▶ _Information given_:
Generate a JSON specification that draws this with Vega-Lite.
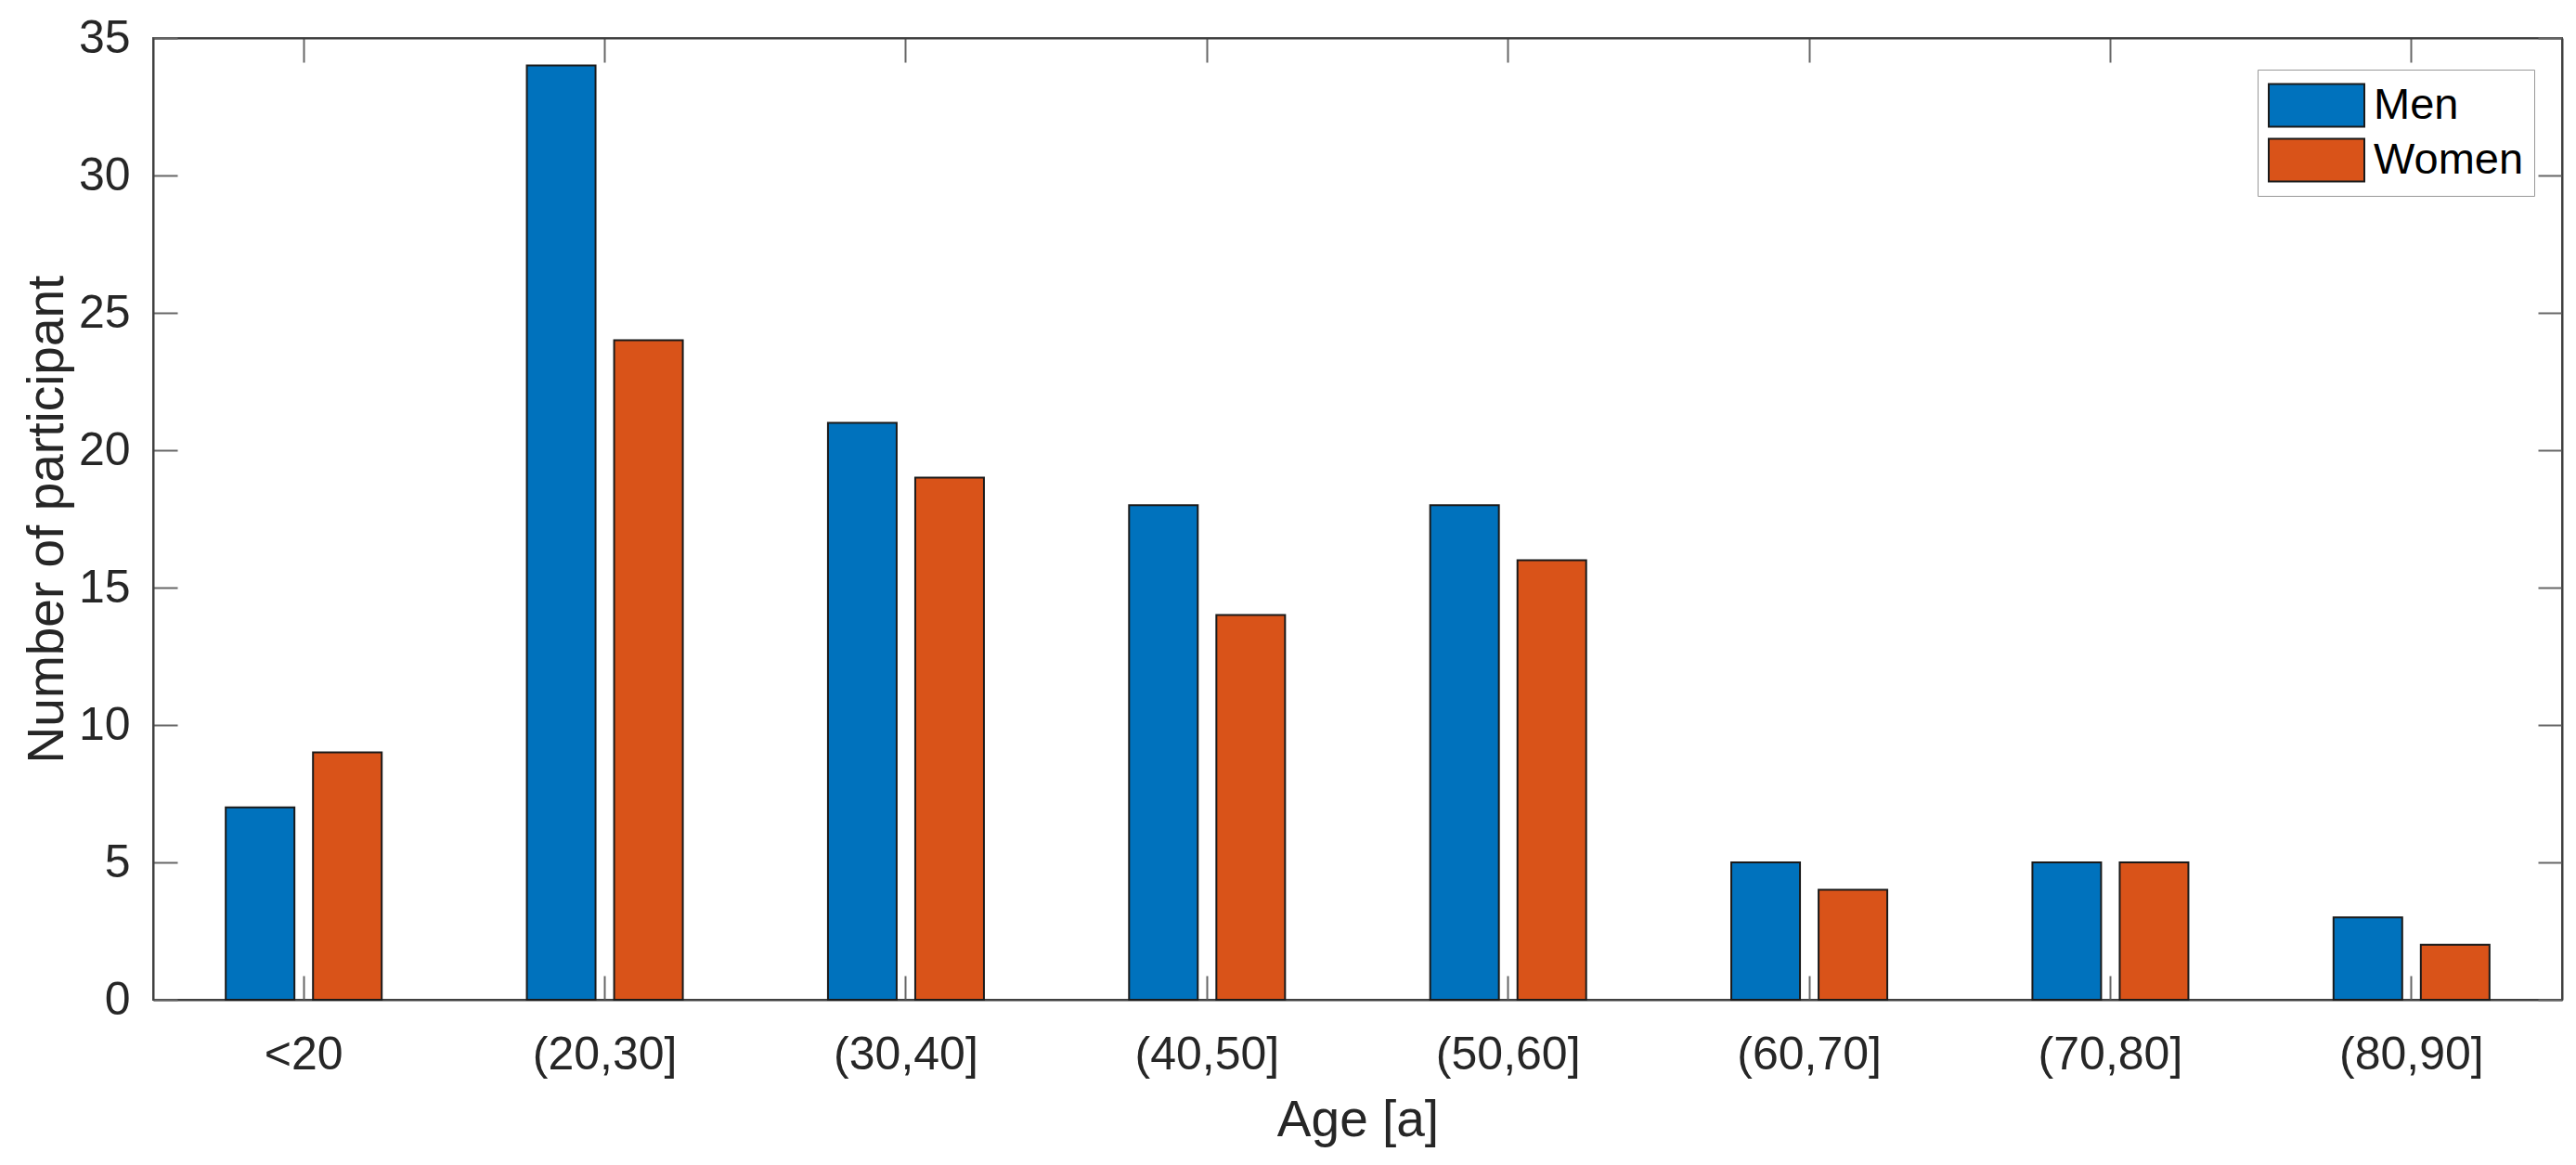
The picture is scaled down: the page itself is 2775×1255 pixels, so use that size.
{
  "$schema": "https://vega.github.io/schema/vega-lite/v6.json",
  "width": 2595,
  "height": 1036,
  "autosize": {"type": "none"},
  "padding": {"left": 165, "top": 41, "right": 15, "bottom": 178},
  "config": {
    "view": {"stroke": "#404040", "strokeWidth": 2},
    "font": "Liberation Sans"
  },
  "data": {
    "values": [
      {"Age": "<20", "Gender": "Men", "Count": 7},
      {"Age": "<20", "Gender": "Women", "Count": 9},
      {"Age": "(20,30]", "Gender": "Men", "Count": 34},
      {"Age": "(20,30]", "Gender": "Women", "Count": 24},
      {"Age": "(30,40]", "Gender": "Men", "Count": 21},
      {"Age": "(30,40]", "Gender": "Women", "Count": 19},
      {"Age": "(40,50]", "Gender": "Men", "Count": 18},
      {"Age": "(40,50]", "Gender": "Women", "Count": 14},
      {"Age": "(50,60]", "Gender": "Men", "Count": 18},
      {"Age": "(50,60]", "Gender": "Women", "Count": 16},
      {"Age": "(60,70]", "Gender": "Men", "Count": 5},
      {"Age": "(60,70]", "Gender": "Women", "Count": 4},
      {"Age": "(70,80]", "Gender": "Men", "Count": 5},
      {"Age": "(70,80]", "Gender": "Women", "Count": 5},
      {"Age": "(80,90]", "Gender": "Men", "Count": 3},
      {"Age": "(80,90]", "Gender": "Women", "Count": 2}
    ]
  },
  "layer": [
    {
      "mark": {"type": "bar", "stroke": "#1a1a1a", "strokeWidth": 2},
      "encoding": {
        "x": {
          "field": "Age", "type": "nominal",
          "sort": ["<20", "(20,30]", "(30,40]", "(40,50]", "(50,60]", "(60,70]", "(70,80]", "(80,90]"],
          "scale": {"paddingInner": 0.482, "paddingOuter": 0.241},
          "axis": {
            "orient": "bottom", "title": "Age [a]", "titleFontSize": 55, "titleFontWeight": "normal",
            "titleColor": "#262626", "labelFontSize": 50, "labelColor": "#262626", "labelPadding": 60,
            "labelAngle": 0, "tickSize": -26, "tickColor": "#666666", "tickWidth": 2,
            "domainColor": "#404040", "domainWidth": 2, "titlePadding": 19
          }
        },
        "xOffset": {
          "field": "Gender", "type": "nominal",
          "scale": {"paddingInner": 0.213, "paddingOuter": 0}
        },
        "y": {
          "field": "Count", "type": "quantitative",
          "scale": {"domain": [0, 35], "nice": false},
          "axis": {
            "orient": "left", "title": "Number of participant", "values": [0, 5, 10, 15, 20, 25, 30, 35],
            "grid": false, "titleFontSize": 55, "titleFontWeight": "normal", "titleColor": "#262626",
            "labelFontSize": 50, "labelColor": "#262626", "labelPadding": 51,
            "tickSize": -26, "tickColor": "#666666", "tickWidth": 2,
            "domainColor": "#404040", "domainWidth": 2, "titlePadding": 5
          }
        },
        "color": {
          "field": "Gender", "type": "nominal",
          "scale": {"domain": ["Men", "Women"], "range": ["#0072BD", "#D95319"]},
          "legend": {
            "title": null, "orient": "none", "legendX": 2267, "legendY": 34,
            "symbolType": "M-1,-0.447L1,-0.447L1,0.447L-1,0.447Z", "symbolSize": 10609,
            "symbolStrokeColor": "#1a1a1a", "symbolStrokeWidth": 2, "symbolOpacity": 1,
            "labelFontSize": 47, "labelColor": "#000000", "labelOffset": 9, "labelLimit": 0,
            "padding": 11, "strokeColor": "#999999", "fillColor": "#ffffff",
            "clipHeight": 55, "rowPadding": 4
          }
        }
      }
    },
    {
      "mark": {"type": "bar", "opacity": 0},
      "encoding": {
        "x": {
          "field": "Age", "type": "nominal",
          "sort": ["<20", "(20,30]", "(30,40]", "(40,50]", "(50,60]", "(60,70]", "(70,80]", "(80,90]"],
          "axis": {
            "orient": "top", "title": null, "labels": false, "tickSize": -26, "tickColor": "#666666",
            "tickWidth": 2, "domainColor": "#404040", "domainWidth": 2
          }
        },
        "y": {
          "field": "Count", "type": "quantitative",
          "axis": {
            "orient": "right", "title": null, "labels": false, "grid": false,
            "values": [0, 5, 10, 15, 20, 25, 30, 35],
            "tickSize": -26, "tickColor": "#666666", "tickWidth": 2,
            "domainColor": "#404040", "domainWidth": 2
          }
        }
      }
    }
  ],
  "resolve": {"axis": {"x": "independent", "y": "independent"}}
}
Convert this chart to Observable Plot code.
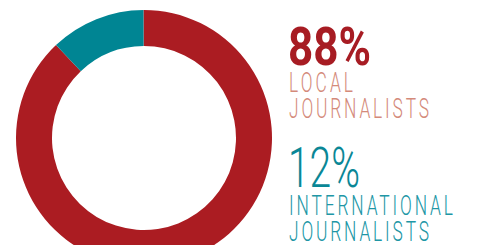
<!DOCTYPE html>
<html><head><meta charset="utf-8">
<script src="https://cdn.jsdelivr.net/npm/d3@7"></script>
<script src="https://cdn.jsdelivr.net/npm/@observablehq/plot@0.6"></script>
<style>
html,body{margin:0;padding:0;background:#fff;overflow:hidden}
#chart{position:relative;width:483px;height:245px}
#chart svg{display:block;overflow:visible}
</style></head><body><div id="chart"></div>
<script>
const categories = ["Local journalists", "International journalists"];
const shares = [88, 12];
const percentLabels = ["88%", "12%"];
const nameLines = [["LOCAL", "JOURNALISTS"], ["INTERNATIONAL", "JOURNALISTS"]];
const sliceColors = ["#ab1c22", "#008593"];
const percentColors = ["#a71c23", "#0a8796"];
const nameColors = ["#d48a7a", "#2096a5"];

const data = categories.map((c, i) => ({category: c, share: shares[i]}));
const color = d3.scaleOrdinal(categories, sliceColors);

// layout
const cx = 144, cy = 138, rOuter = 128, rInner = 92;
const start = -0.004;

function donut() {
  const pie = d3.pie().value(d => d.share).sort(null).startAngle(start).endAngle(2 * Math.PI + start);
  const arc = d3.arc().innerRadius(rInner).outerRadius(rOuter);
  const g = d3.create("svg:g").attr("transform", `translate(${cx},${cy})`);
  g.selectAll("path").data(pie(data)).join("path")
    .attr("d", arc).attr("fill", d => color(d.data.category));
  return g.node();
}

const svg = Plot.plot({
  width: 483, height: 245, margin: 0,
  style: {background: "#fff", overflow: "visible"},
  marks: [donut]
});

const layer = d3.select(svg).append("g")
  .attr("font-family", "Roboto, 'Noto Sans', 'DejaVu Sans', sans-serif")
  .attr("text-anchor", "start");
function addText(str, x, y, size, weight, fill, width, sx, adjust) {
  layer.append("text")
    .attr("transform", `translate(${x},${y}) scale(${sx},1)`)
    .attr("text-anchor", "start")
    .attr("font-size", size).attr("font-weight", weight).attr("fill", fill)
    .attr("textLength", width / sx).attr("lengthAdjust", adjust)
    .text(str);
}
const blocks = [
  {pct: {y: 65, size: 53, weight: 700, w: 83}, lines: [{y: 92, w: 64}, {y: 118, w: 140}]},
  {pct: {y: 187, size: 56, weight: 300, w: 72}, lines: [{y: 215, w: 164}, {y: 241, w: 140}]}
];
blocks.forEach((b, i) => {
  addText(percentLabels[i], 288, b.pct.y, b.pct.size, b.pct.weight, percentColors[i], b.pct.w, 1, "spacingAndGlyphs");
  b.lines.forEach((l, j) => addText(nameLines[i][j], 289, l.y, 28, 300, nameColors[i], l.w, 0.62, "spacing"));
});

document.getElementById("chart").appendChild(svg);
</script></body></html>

▶ _Do this_:
Except for the pictures, copy the material above exactly.

▶ _Complete output_:
Generate a JSON specification that draws this with Vega-Lite.
The picture is scaled down: the page itself is 2775×1255 pixels, so use that size.
{
  "$schema": "https://vega.github.io/schema/vega-lite/v6.json",
  "width": 2595,
  "height": 1036,
  "autosize": {"type": "none"},
  "padding": {"left": 165, "top": 41, "right": 15, "bottom": 178},
  "config": {
    "view": {"stroke": "#404040", "strokeWidth": 2},
    "font": "Liberation Sans"
  },
  "data": {
    "values": [
      {"Age": "<20", "Gender": "Men", "Count": 7},
      {"Age": "<20", "Gender": "Women", "Count": 9},
      {"Age": "(20,30]", "Gender": "Men", "Count": 34},
      {"Age": "(20,30]", "Gender": "Women", "Count": 24},
      {"Age": "(30,40]", "Gender": "Men", "Count": 21},
      {"Age": "(30,40]", "Gender": "Women", "Count": 19},
      {"Age": "(40,50]", "Gender": "Men", "Count": 18},
      {"Age": "(40,50]", "Gender": "Women", "Count": 14},
      {"Age": "(50,60]", "Gender": "Men", "Count": 18},
      {"Age": "(50,60]", "Gender": "Women", "Count": 16},
      {"Age": "(60,70]", "Gender": "Men", "Count": 5},
      {"Age": "(60,70]", "Gender": "Women", "Count": 4},
      {"Age": "(70,80]", "Gender": "Men", "Count": 5},
      {"Age": "(70,80]", "Gender": "Women", "Count": 5},
      {"Age": "(80,90]", "Gender": "Men", "Count": 3},
      {"Age": "(80,90]", "Gender": "Women", "Count": 2}
    ]
  },
  "layer": [
    {
      "mark": {"type": "bar", "stroke": "#1a1a1a", "strokeWidth": 2},
      "encoding": {
        "x": {
          "field": "Age", "type": "nominal",
          "sort": ["<20", "(20,30]", "(30,40]", "(40,50]", "(50,60]", "(60,70]", "(70,80]", "(80,90]"],
          "scale": {"paddingInner": 0.482, "paddingOuter": 0.241},
          "axis": {
            "orient": "bottom", "title": "Age [a]", "titleFontSize": 55, "titleFontWeight": "normal",
            "titleColor": "#262626", "labelFontSize": 50, "labelColor": "#262626", "labelPadding": 60,
            "labelAngle": 0, "tickSize": -26, "tickColor": "#666666", "tickWidth": 2,
            "domainColor": "#404040", "domainWidth": 2, "titlePadding": 19
          }
        },
        "xOffset": {
          "field": "Gender", "type": "nominal",
          "scale": {"paddingInner": 0.213, "paddingOuter": 0}
        },
        "y": {
          "field": "Count", "type": "quantitative",
          "scale": {"domain": [0, 35], "nice": false},
          "axis": {
            "orient": "left", "title": "Number of participant", "values": [0, 5, 10, 15, 20, 25, 30, 35],
            "grid": false, "titleFontSize": 55, "titleFontWeight": "normal", "titleColor": "#262626",
            "labelFontSize": 50, "labelColor": "#262626", "labelPadding": 51,
            "tickSize": -26, "tickColor": "#666666", "tickWidth": 2,
            "domainColor": "#404040", "domainWidth": 2, "titlePadding": 5
          }
        },
        "color": {
          "field": "Gender", "type": "nominal",
          "scale": {"domain": ["Men", "Women"], "range": ["#0072BD", "#D95319"]},
          "legend": {
            "title": null, "orient": "none", "legendX": 2267, "legendY": 34,
            "symbolType": "M-1,-0.447L1,-0.447L1,0.447L-1,0.447Z", "symbolSize": 10609,
            "symbolStrokeColor": "#1a1a1a", "symbolStrokeWidth": 2, "symbolOpacity": 1,
            "labelFontSize": 47, "labelColor": "#000000", "labelOffset": 9, "labelLimit": 0,
            "padding": 11, "strokeColor": "#999999", "fillColor": "#ffffff",
            "clipHeight": 55, "rowPadding": 4
          }
        }
      }
    },
    {
      "mark": {"type": "bar", "opacity": 0},
      "encoding": {
        "x": {
          "field": "Age", "type": "nominal",
          "sort": ["<20", "(20,30]", "(30,40]", "(40,50]", "(50,60]", "(60,70]", "(70,80]", "(80,90]"],
          "axis": {
            "orient": "top", "title": null, "labels": false, "tickSize": -26, "tickColor": "#666666",
            "tickWidth": 2, "domainColor": "#404040", "domainWidth": 2
          }
        },
        "y": {
          "field": "Count", "type": "quantitative",
          "axis": {
            "orient": "right", "title": null, "labels": false, "grid": false,
            "values": [0, 5, 10, 15, 20, 25, 30, 35],
            "tickSize": -26, "tickColor": "#666666", "tickWidth": 2,
            "domainColor": "#404040", "domainWidth": 2
          }
        }
      }
    }
  ],
  "resolve": {"axis": {"x": "independent", "y": "independent"}}
}
Convert this chart to Observable Plot code.
<!DOCTYPE html>
<html><head><meta charset="utf-8">
<script src="https://cdn.jsdelivr.net/npm/d3@7"></script>
<script src="https://cdn.jsdelivr.net/npm/@observablehq/plot@0.6"></script>
<style>
html,body{margin:0;padding:0;background:#fff;overflow:hidden}
#chart{position:relative;width:483px;height:245px}
#chart svg{display:block;overflow:visible}
</style></head><body><div id="chart"></div>
<script>
const categories = ["Local journalists", "International journalists"];
const shares = [88, 12];
const percentLabels = ["88%", "12%"];
const nameLines = [["LOCAL", "JOURNALISTS"], ["INTERNATIONAL", "JOURNALISTS"]];
const sliceColors = ["#ab1c22", "#008593"];
const percentColors = ["#a71c23", "#0a8796"];
const nameColors = ["#d48a7a", "#2096a5"];

const data = categories.map((c, i) => ({category: c, share: shares[i]}));
const color = d3.scaleOrdinal(categories, sliceColors);

// layout
const cx = 144, cy = 138, rOuter = 128, rInner = 92;
const start = -0.004;

function donut() {
  const pie = d3.pie().value(d => d.share).sort(null).startAngle(start).endAngle(2 * Math.PI + start);
  const arc = d3.arc().innerRadius(rInner).outerRadius(rOuter);
  const g = d3.create("svg:g").attr("transform", `translate(${cx},${cy})`);
  g.selectAll("path").data(pie(data)).join("path")
    .attr("d", arc).attr("fill", d => color(d.data.category));
  return g.node();
}

const svg = Plot.plot({
  width: 483, height: 245, margin: 0,
  style: {background: "#fff", overflow: "visible"},
  marks: [donut]
});

const layer = d3.select(svg).append("g")
  .attr("font-family", "Roboto, 'Noto Sans', 'DejaVu Sans', sans-serif")
  .attr("text-anchor", "start");
function addText(str, x, y, size, weight, fill, width, sx, adjust) {
  layer.append("text")
    .attr("transform", `translate(${x},${y}) scale(${sx},1)`)
    .attr("text-anchor", "start")
    .attr("font-size", size).attr("font-weight", weight).attr("fill", fill)
    .attr("textLength", width / sx).attr("lengthAdjust", adjust)
    .text(str);
}
const blocks = [
  {pct: {y: 65, size: 53, weight: 700, w: 83}, lines: [{y: 92, w: 64}, {y: 118, w: 140}]},
  {pct: {y: 187, size: 56, weight: 300, w: 72}, lines: [{y: 215, w: 164}, {y: 241, w: 140}]}
];
blocks.forEach((b, i) => {
  addText(percentLabels[i], 288, b.pct.y, b.pct.size, b.pct.weight, percentColors[i], b.pct.w, 1, "spacingAndGlyphs");
  b.lines.forEach((l, j) => addText(nameLines[i][j], 289, l.y, 28, 300, nameColors[i], l.w, 0.62, "spacing"));
});

document.getElementById("chart").appendChild(svg);
</script></body></html>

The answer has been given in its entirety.